Make a list of the events in your life that you regret and wish you would have made a different decision.
Go over the list as many times as you need to to identify the pattern or theme that seems to tie the regrets together.
Then actually write down the theme or reason that you identified as the cause. This allows you to identify and remove the corrupted soft-ware of your soul.
This process can take time and is often camouflaged by denial.
Major insight often comes as a knock on the door of denial, so listen carefully to what is being said. Listen to yourself listening. Psychiatrists say that if something said while listening to a patient makes them suddenly feel sad or irritable, then that may be a meaningful theme in the patient’s life. Listen to your gut feelings as you go through the day. Don’t ignore a prompting from your soul.
Step Three –
Realize that today’s negative emotional and behavioral patterns are connected with painful memories and unsolved past conflicts.
Do you get a gut feeling that you want to change the subject when someone brings up a financial setback? Do you want to reply with one liners like, “I’m sure it will all work out?” Are there other topics that make you uncomfortable? Ask yourself why that topic makes you uncomfortable . . . seriously, ask yourself, and then answer yourself. Do you suspect your spouse of cheating when there is no objective evidence to support the suspicions? Recognize these uncomfortable feelings are our subconscious waving flags to make us each aware of unresolved conflicts within our mind and spirit.
Remember, we attract the type of energy we give off.
Step Four–
Pray to whatever higher power you believe in. Meditation, prayer and “ponderizing” brings a reservoir of faith and courage to find and to face the truth. If you have the faith, get on your knees and sincerely ask God for help facing your truth and the challenges, fears and sadness that reflecting upon it may initially bring. I promise you that you will gain the strength to accomplish the task. It will bring the strength to overcome the hidden trauma in your earlier life and will give you the strength to resist the call of ice cream at 3 am.

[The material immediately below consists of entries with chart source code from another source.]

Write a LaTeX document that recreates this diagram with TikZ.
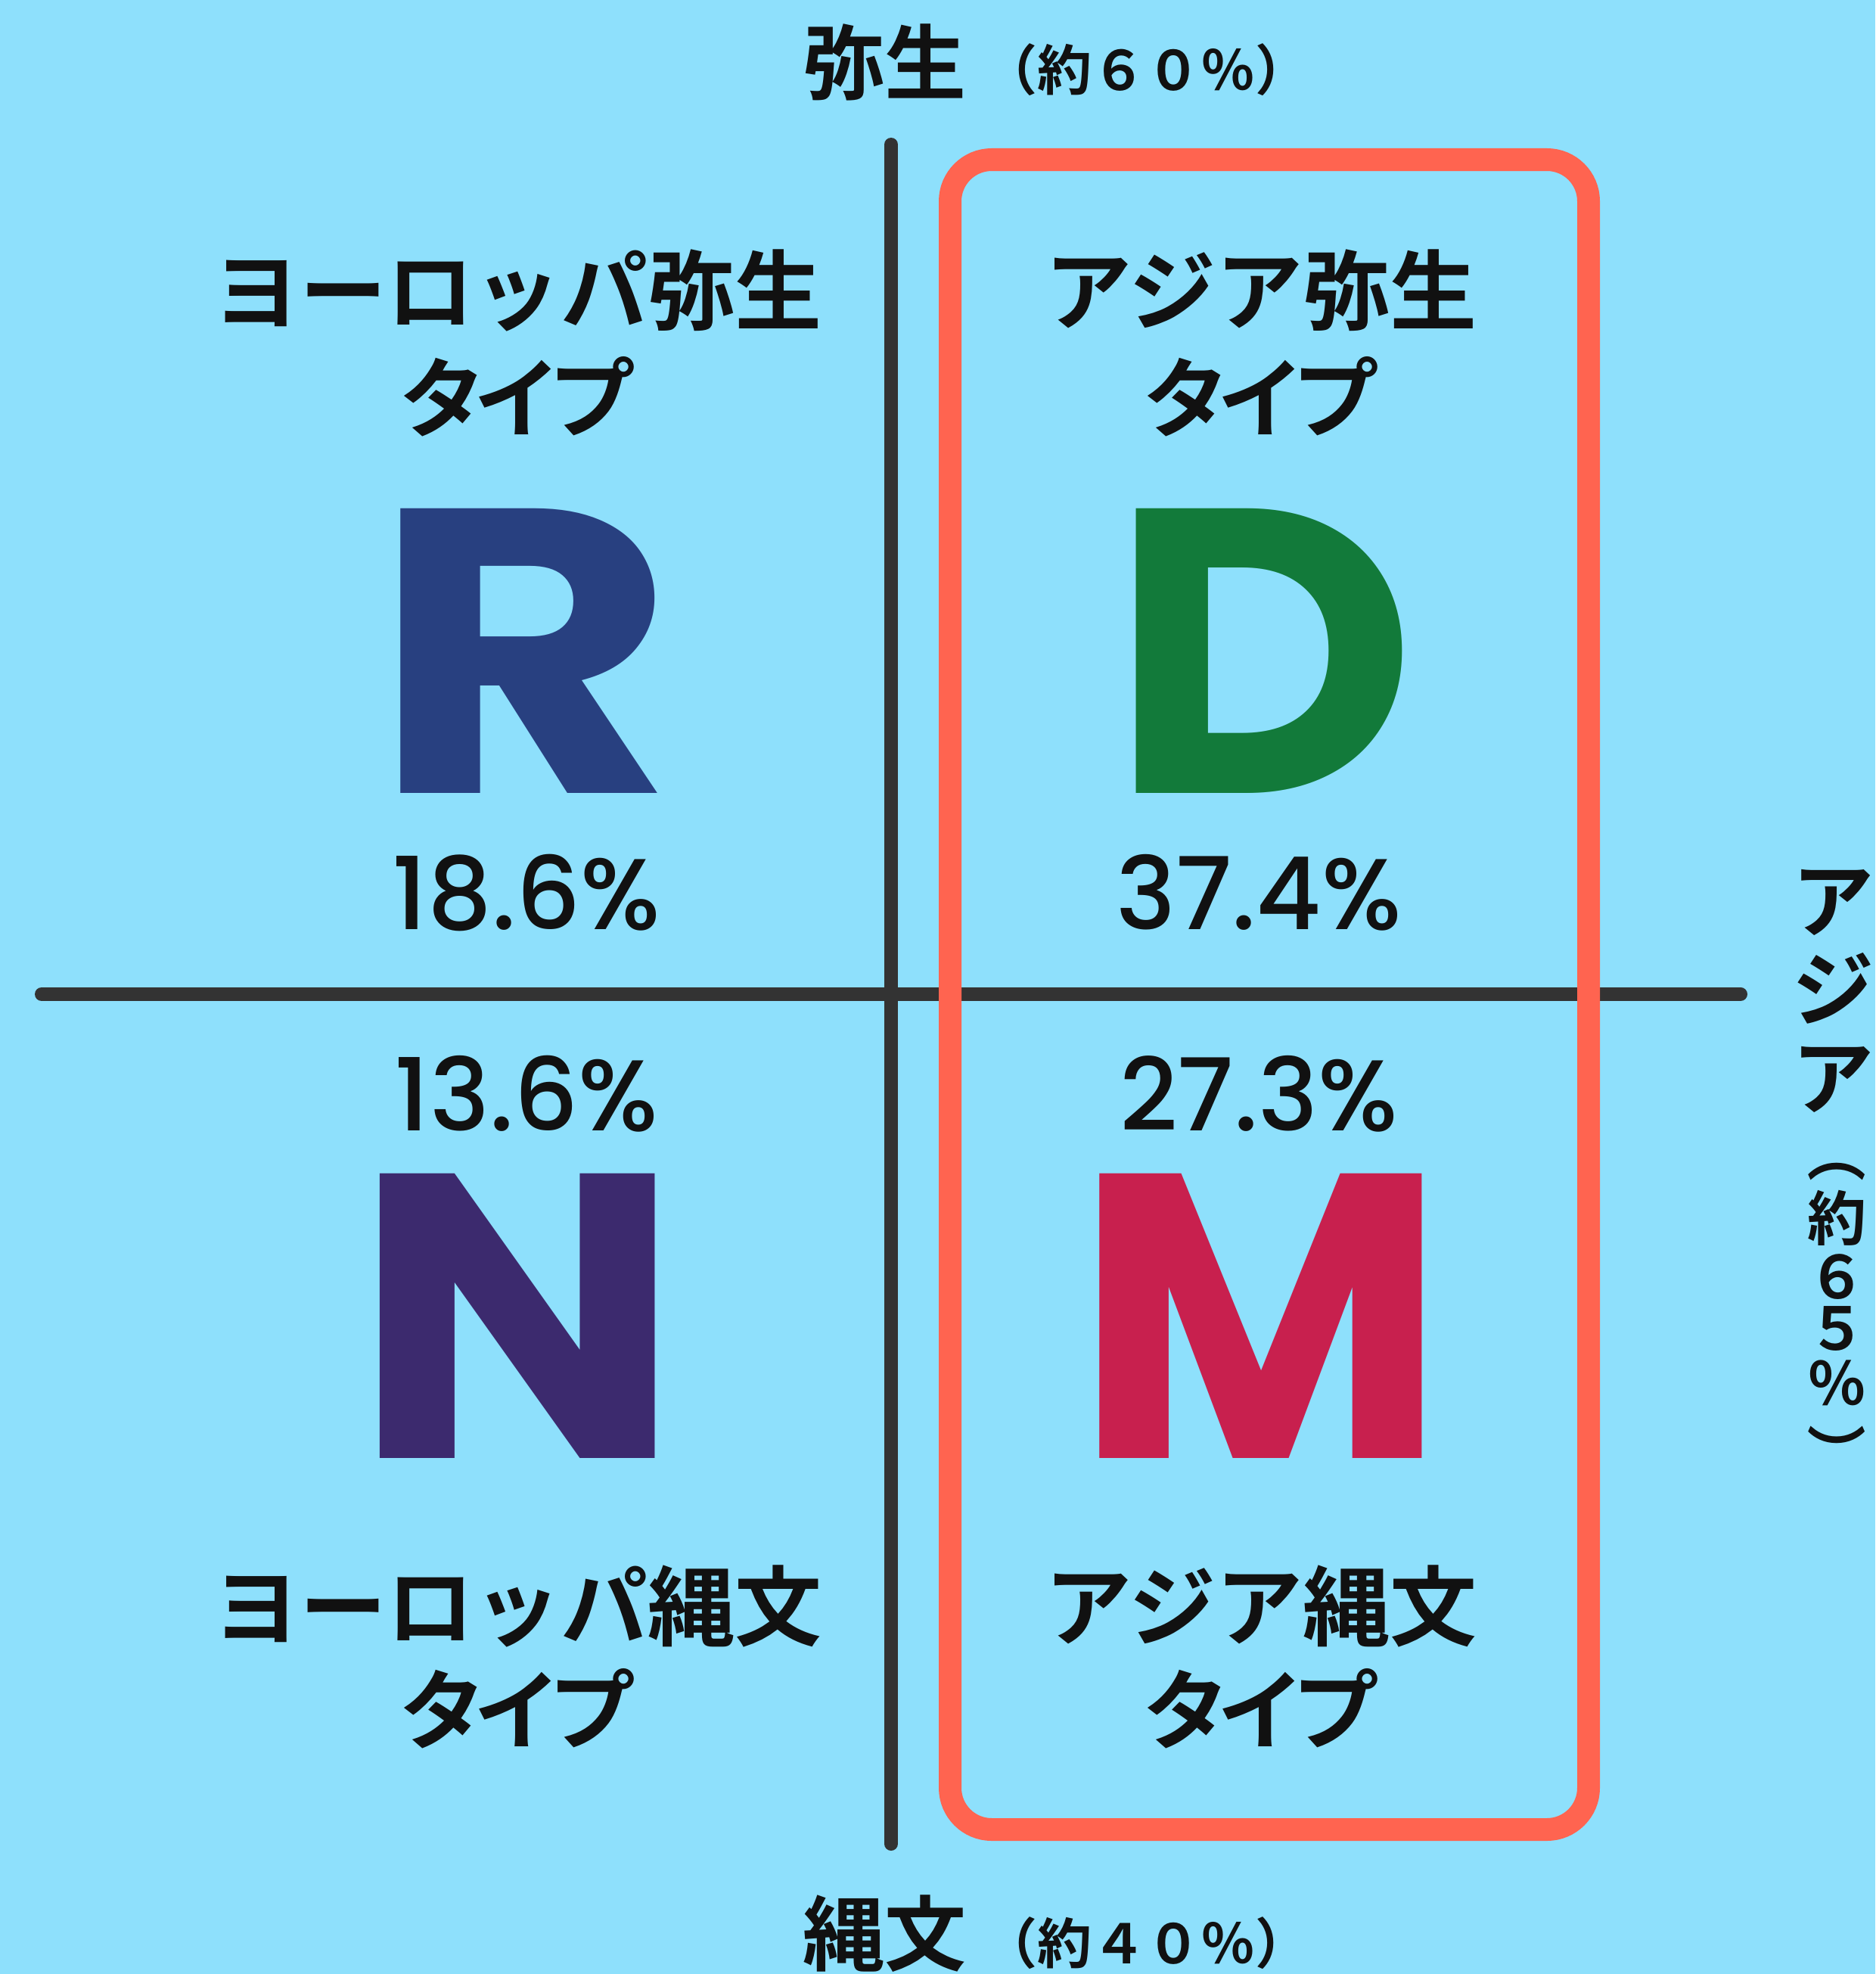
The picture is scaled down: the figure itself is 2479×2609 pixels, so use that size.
\documentclass[tikz,border=0pt]{standalone}
\usepackage{fontspec}
\newfontfamily\jp{Noto Sans CJK JP Bold}
\newfontfamily\lat{Poppins}
\newfontfamily\latm{Poppins Medium}
\definecolor{bg}{RGB}{142,224,252}
\definecolor{axis}{RGB}{51,51,51}
\definecolor{boxred}{RGB}{255,100,80}
\definecolor{cR}{RGB}{40,64,128}
\definecolor{cD}{RGB}{18,122,58}
\definecolor{cN}{RGB}{60,42,110}
\definecolor{cM}{RGB}{200,32,78}
\definecolor{ink}{RGB}{17,17,17}
\newcommand{\tightkana}{タ\hspace{-16pt}イ\hspace{-16pt}プ}
\begin{document}
\begin{tikzpicture}[x=1pt,y=-1pt,
  axisline/.style={draw=axis,line width=18pt,line cap=round},
  redbox/.style={draw=boxred,line width=30pt,rounded corners=55pt},
  typelabel/.style={text=ink,font=\jp\fontsize{115}{124}\selectfont,inner sep=0pt,align=center},
  bigletter/.style={font=\lat\bfseries\fontsize{536}{536}\selectfont,inner sep=0pt,anchor=base},
  pct/.style={text=ink,font=\latm\fontsize{133}{133}\selectfont,inner sep=0pt,anchor=base},
  axislabel/.style={text=ink,font=\jp\fontsize{108}{110}\selectfont,inner sep=0pt},
  axissub/.style={text=ink,font=\jp\fontsize{72}{76}\selectfont,inner sep=0pt},
  vchar/.style={text=ink,font=\jp\fontsize{78}{78}\selectfont,inner sep=0pt},
]
\fill[bg] (0,0) rectangle (2479,2609);
\useasboundingbox (0,0) rectangle (2479,2609);
% axes
\coordinate (vt) at (1178,191);
\coordinate (vb) at (1178,2437);
\coordinate (hl) at (55,1314);
\coordinate (hr) at (2301,1314);
\draw[axisline] (vt) -- (vb);
\draw[axisline] (hl) -- (hr);
% red box
\coordinate (btl) at (1256,211);
\coordinate (bbr) at (2100,2418);
\draw[redbox] (btl) rectangle (bbr);
% axis labels
\node[axislabel] (yayoi) at (1169,82) {弥生};
\node[axissub] (yayoisub) at (1515,92) {（約６０％）};
\node[axislabel] (jomon) at (1169,2556) {縄文};
\node[axissub] (jomonsub) at (1515,2568) {（約４０％）};
\node[axislabel,align=center,font=\jp\fontsize{108}{117}\selectfont] (asia) at (2423,1310) {ア\\ジ\\ア};
\node[vchar,rotate=-90] (vp1) at (2428,1524) {（};
\node[vchar] (vyaku) at (2428,1610) {約};
\node[vchar] (v6) at (2428,1688) {６};
\node[vchar] (v5) at (2428,1756) {５};
\node[vchar] (vpc) at (2428,1828) {％};
\node[vchar,rotate=-90] (vp2) at (2428,1920) {）};
% quadrant labels
\node[typelabel] (eyl) at (684,384) {ヨーロッパ弥生};
\node[typelabel] (eyt) at (684,524) {\tightkana};
\node[typelabel] (ayl) at (1667,384) {アジア弥生};
\node[typelabel] (ayt) at (1667,524) {\tightkana};
\node[typelabel] (ejl) at (684,2123) {ヨーロッパ縄文};
\node[typelabel] (ejt) at (684,2258) {\tightkana};
\node[typelabel] (ajl) at (1667,2123) {アジア縄文};
\node[typelabel] (ajt) at (1667,2258) {\tightkana};
% letters
\node[bigletter,text=cR] (R) at (692,1048) {\scalebox{1.15}[1]{R}};
\node[bigletter,text=cD] (D) at (1670,1048) {\scalebox{1.04}[1]{D}};
\node[bigletter,text=cN] (N) at (684,1927) {\scalebox{1.08}[1]{N}};
\node[bigletter,text=cM] (M) at (1667,1927) {M};
% percentages
\node[pct] (pR) at (696,1228) {18.6\%};
\node[pct] (pD) at (1664,1228) {37.4\%};
\node[pct] (pN) at (696,1494) {13.6\%};
\node[pct] (pM) at (1664,1494) {27.3\%};
\end{tikzpicture}
\end{document}
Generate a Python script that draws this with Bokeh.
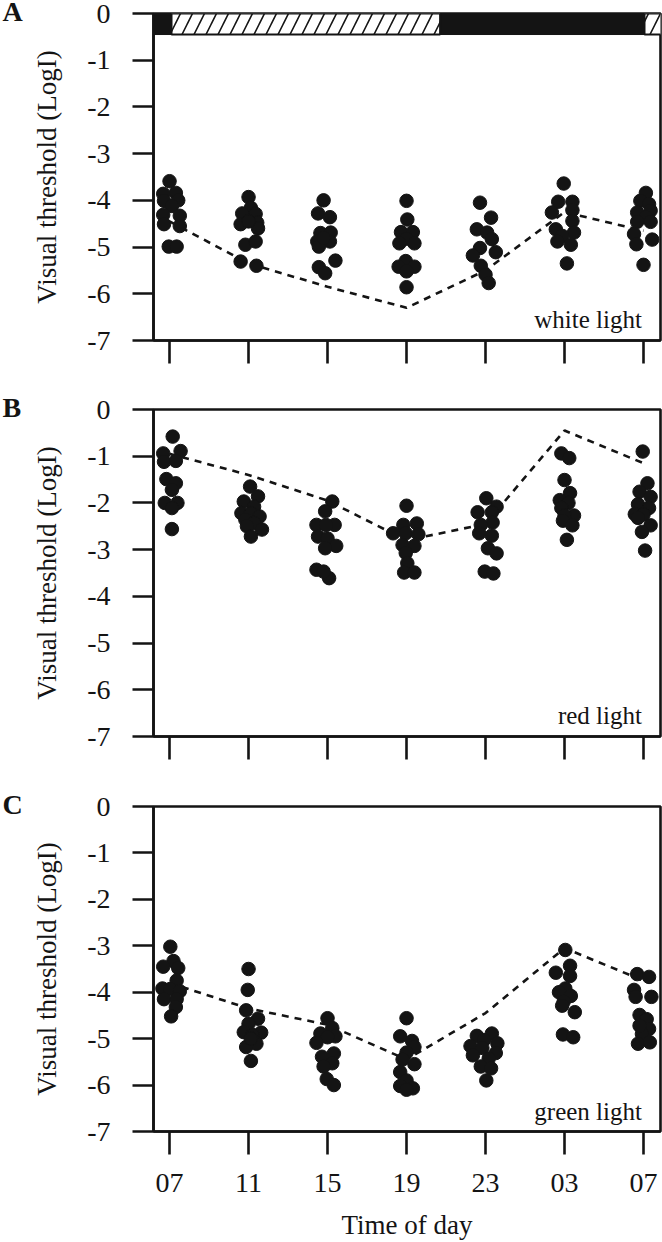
import numpy as np
from bokeh.plotting import figure
from bokeh.layouts import column
from bokeh.models import Label, FixedTicker, Range1d
from bokeh.embed import file_html
from bokeh.resources import INLINE

FONT = "Liberation Serif"
INK = "#141414"

# ---------------- data ----------------
times = ["07", "11", "15", "19", "23", "03", "07"]
time_hours = [7, 11, 15, 19, 23, 27, 31]
y_ticks = [0, -1, -2, -3, -4, -5, -6, -7]

# lighting schedule (clock hours; 27 = 03 next day)
light_periods = [(7.1, 20.7), (31.05, 34.0)]
dark_periods = [(4.0, 7.1), (20.7, 31.05)]

# A: white light
white_values = [
    [-3.59, -3.86, -3.84, -4.01, -4.00, -4.12, -4.31, -4.33, -4.51, -4.55, -4.99, -4.99],
    [-3.93, -4.16, -4.28, -4.29, -4.51, -4.48, -4.60, -4.45, -4.95, -4.88, -5.31, -5.40],
    [-4.00, -4.28, -4.36, -4.70, -4.69, -4.88, -4.88, -4.99, -5.29, -5.43, -5.56, -4.80],
    [-4.01, -4.41, -4.68, -4.68, -4.82, -4.92, -4.92, -5.30, -5.42, -5.42, -5.52, -5.86],
    [-4.05, -4.37, -4.62, -4.69, -4.83, -5.02, -5.11, -5.18, -5.40, -5.59, -5.77],
    [-3.64, -4.03, -4.03, -4.21, -4.26, -4.44, -4.62, -4.69, -4.76, -4.88, -4.95, -5.35],
    [-3.84, -4.01, -4.08, -4.26, -4.22, -4.36, -4.46, -4.46, -4.72, -4.94, -4.84, -5.38],
]
white_offsets = [
    [0.00, -0.08, 0.08, -0.07, 0.11, 0.03, -0.08, 0.13, -0.07, 0.13, -0.01, 0.09],
    [0.00, 0.03, -0.08, 0.09, -0.10, 0.11, 0.12, 0.00, -0.04, 0.09, -0.10, 0.10],
    [-0.05, -0.12, 0.03, -0.09, 0.04, -0.13, 0.03, -0.11, 0.10, -0.11, -0.03, -0.05],
    [0.00, 0.01, -0.07, 0.08, 0.00, -0.09, 0.10, -0.01, -0.10, 0.10, 0.00, 0.00],
    [-0.07, 0.07, -0.11, 0.02, 0.08, -0.07, 0.13, -0.16, -0.06, 0.00, 0.04],
    [-0.01, -0.08, 0.10, 0.10, -0.16, 0.10, -0.11, 0.12, -0.03, -0.09, 0.08, 0.03],
    [0.03, -0.04, 0.07, -0.08, 0.09, 0.03, -0.08, 0.09, -0.12, -0.09, 0.11, 0.00],
]
white_trend = [-4.45, -5.35, -5.85, -6.30, -5.50, -4.25, -4.65]

# B: red light
red_values = [
    [-0.58, -0.94, -0.89, -1.12, -1.10, -1.49, -1.58, -1.72, -2.00, -2.00, -2.11, -2.56],
    [-1.65, -1.86, -1.97, -2.08, -2.22, -2.22, -2.29, -2.36, -2.43, -2.50, -2.57, -2.72],
    [-1.97, -2.18, -2.47, -2.47, -2.72, -2.76, -2.92, -2.97, -3.43, -3.61, -3.47, -2.47],
    [-2.06, -2.47, -2.44, -2.65, -2.65, -2.67, -2.90, -2.92, -3.07, -3.29, -3.49, -3.49],
    [-1.90, -2.08, -2.20, -2.20, -2.42, -2.47, -2.65, -2.70, -2.97, -3.08, -3.47, -3.51],
    [-0.94, -1.04, -1.51, -1.79, -1.94, -2.00, -2.11, -2.27, -2.27, -2.38, -2.48, -2.79],
    [-0.90, -1.58, -1.76, -1.87, -2.03, -2.11, -2.24, -2.25, -2.48, -2.62, -3.02, -2.32],
]
red_offsets = [
    [0.04, -0.08, 0.14, -0.07, 0.08, -0.04, 0.08, 0.03, -0.06, 0.10, 0.03, 0.03],
    [0.02, 0.12, -0.06, 0.07, -0.09, 0.03, 0.14, -0.04, 0.07, -0.02, 0.17, 0.03],
    [0.06, -0.03, -0.14, 0.09, -0.12, 0.00, 0.11, -0.03, -0.14, 0.02, -0.05, -0.02],
    [0.00, -0.04, 0.13, -0.17, -0.01, 0.15, -0.05, 0.10, -0.01, 0.01, -0.03, 0.10],
    [0.01, 0.14, -0.10, 0.08, 0.09, -0.06, -0.08, 0.08, 0.03, 0.14, -0.01, 0.10],
    [-0.04, 0.06, 0.00, 0.07, -0.06, 0.05, -0.04, 0.12, 0.00, -0.02, 0.10, 0.03],
    [-0.01, 0.05, -0.05, 0.09, -0.07, 0.07, -0.11, 0.00, 0.09, -0.02, 0.02, -0.07],
]
red_trend = [-0.95, -1.40, -1.95, -2.80, -2.45, -0.45, -1.15]

# C: green light
green_values = [
    [-3.02, -3.33, -3.45, -3.48, -3.75, -3.92, -3.93, -3.98, -4.15, -4.15, -4.32, -4.52],
    [-3.50, -3.95, -4.39, -4.57, -4.68, -4.86, -4.87, -4.92, -5.11, -5.18, -5.48, -5.00],
    [-4.56, -4.77, -4.89, -4.95, -4.97, -5.09, -5.32, -5.39, -5.53, -5.60, -5.87, -6.00],
    [-4.56, -4.95, -5.05, -5.18, -5.30, -5.45, -5.55, -5.72, -5.90, -6.02, -6.07, -6.10],
    [-4.94, -4.89, -5.03, -5.16, -5.10, -5.20, -5.31, -5.36, -5.43, -5.60, -5.64, -5.90],
    [-3.09, -3.43, -3.58, -3.65, -3.92, -4.00, -4.08, -4.20, -4.29, -4.43, -4.91, -4.97],
    [-3.61, -3.67, -3.95, -4.10, -4.10, -4.49, -4.58, -4.79, -4.90, -5.11, -5.08, -4.72],
]
green_offsets = [
    [0.01, 0.05, -0.08, 0.11, 0.09, -0.09, 0.01, 0.13, -0.07, 0.09, 0.08, 0.02],
    [0.00, -0.01, -0.03, 0.12, 0.00, -0.06, 0.16, 0.05, 0.10, -0.03, 0.03, 0.03],
    [0.00, 0.06, -0.09, 0.10, 0.00, -0.14, 0.08, -0.07, 0.06, -0.05, -0.01, 0.08],
    [0.00, -0.08, 0.07, 0.10, 0.00, -0.05, 0.10, -0.08, 0.00, -0.08, 0.08, 0.00],
    [-0.11, 0.08, -0.02, -0.19, 0.15, -0.04, 0.13, -0.16, 0.04, -0.06, 0.07, 0.01],
    [0.01, 0.07, -0.11, 0.07, 0.01, -0.07, 0.08, -0.01, -0.03, 0.13, -0.02, 0.11],
    [-0.08, 0.07, -0.12, 0.10, -0.10, -0.05, 0.04, 0.07, -0.02, -0.07, 0.08, -0.05],
]
green_trend = [-3.80, -4.35, -4.70, -5.45, -4.45, -3.05, -3.75]

panels = [
    ("A", "white light", white_values, white_offsets, white_trend),
    ("B", "red light", red_values, red_offsets, red_trend),
    ("C", "green light", green_values, green_offsets, green_trend),
]


def hour_to_index(h):
    return (h - time_hours[0]) / (time_hours[1] - time_hours[0])


def make_panel(letter, light_label, values, offsets, trend, height,
               border_top, border_bottom, show_bar, show_xlabels):
    p = figure(width=662, height=height, output_backend="svg",
               toolbar_location=None, tools="",
               x_range=Range1d(-0.203, 6.215), y_range=Range1d(-7, 0),
               min_border_left=153, min_border_right=2,
               min_border_top=border_top, min_border_bottom=border_bottom,
               title=letter)
    p.background_fill_color = "white"
    p.border_fill_color = "white"
    p.outline_line_color = INK
    p.outline_line_width = 2.6
    p.xgrid.visible = False
    p.ygrid.visible = False

    # panel letter, pulled to the left edge and down level with the top tick
    p.title.align = "left"
    p.title.offset = -151
    p.title.standoff = -26
    p.title.text_font = FONT
    p.title.text_font_size = "28px"
    p.title.text_font_style = "bold"
    p.title.text_color = INK

    idx = list(range(len(times)))

    if show_bar:
        p.quad(left=[hour_to_index(a) for a, b in dark_periods],
               right=[hour_to_index(b) for a, b in dark_periods],
               top=0, bottom=-0.45, fill_color=INK, line_color=INK, line_width=1)
        p.quad(left=[hour_to_index(a) for a, b in light_periods],
               right=[hour_to_index(b) for a, b in light_periods],
               top=0, bottom=-0.45, fill_color="white", line_color=INK,
               line_width=2, hatch_pattern="/", hatch_color=INK,
               hatch_scale=24, hatch_weight=1.6)

    xs, ys = [], []
    for i, (vals, offs) in enumerate(zip(values, offsets)):
        for v, o in zip(vals, offs):
            xs.append(i + o)
            ys.append(v)

    p.line(idx, trend, line_color=INK, line_width=2.6, line_dash="7 6")
    p.scatter(xs, ys, size=13.5, fill_color=INK, line_color=INK)

    # axes
    p.yaxis.ticker = FixedTicker(ticks=y_ticks)
    p.yaxis.major_label_overrides = {t: str(t) for t in y_ticks}
    p.xaxis.ticker = FixedTicker(ticks=idx)
    if show_xlabels:
        p.xaxis.major_label_overrides = {i: t for i, t in enumerate(times)}
        p.xaxis.axis_label = "Time of day"
    else:
        p.xaxis.major_label_overrides = {i: "" for i in idx}
    p.yaxis.axis_label = "Visual threshold (LogI)"

    for ax in (p.xaxis[0], p.yaxis[0]):
        ax.axis_line_color = INK
        ax.axis_line_width = 2.6
        ax.major_tick_line_color = INK
        ax.major_tick_line_width = 2.6
        ax.major_tick_in = 0
        ax.minor_tick_line_color = None
        ax.major_label_text_font = FONT
        ax.major_label_text_font_size = "28px"
        ax.major_label_text_color = INK
        ax.axis_label_text_font = FONT
        ax.axis_label_text_font_size = "27px"
        ax.axis_label_text_font_style = "normal"
        ax.axis_label_text_color = INK
    p.yaxis.major_tick_out = 21
    p.yaxis.major_label_standoff = 22
    p.yaxis.axis_label_standoff = 22
    p.xaxis.major_tick_out = 23
    p.xaxis.major_label_standoff = 19
    p.xaxis.axis_label_standoff = 15

    p.add_layout(Label(x=5.98, y=-6.56, text=light_label, text_align="right",
                       text_baseline="alphabetic", text_font=FONT,
                       text_font_size="25px", text_color=INK))
    return p


pa = make_panel(*panels[0], height=375, border_top=13, border_bottom=35,
                show_bar=True, show_xlabels=False)
pb = make_panel(*panels[1], height=396, border_top=34, border_bottom=35,
                show_bar=False, show_xlabels=False)
pc = make_panel(*panels[2], height=471, border_top=35, border_bottom=109,
                show_bar=False, show_xlabels=True)

layout = column(pa, pb, pc, spacing=0)
open("out.html", "w").write(file_html(layout, INLINE))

Following these four simple steps, keeps you vigilant to the physical and spiritual warning flags that may arise on your ketogenic journey and will bring great confidence while modifying your diet to balance your body’s hormonal milieu. Confidence inspires courage. Those with courage and confidence in themselves, and faith that they are on the right path, are unstoppable. Good luck . . . I look forward to seeing you on my journey down the same path.